Market-Based Methods Research

A key goal is to design markets which minimize the cognitive load of the participants while maintaining economic and computational efficiency. The work is both theoretical, drawing on a rich body of theory in economics, artificial intelligence, game theory and optimization, and empirical, examining real world markets and testing new results in simulation. Primal-dual theory allows proof of convergence of certain market mechanisms, while economics and game theory provide tools for assuring the truth revelation required for optimization. Unlike classical economics, we do not assume the market participants know their own utilities; in many situations, exact determination of utility requires extensive communication with vendors and solution of large optimization problems. Appropriate market structures can vastly reduce these costs. Results include: iBundle, the first provably allocatively-efficient iterative combinatorial auction for problems where agents demand bundles of resources, approximation techniques for optimizations arising in combinatorial auctions, methods for single item pricing in combinatorial auctions an augmented tatonnement method for chemical plant control and coordination, and methods for using combinatorial auctions for supply chain management.

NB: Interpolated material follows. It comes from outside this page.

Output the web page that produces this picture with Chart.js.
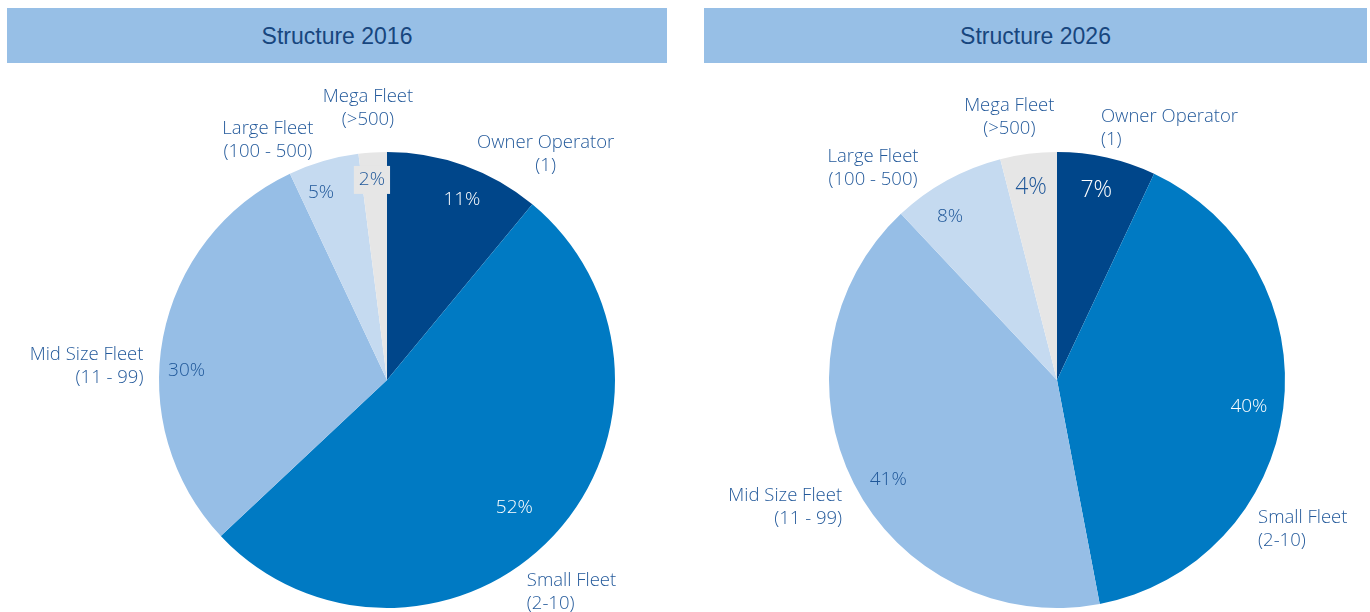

We are also studying the economics of consumer search for and vendor dissemination of product information, and the role of intermediaries and shop-bots. We have found that an "information gap" exists in electronic markets, because sellers often have no incentive to publish horizontal information, even though it would increase buyers' utility. A formal model of buyer search costs provides a clear explanation of when different forms of product information will, or will not, be supplied by vendors. Empirical studies of actual market behavior which we are currently conducting appear to confirm the accuracy of this model.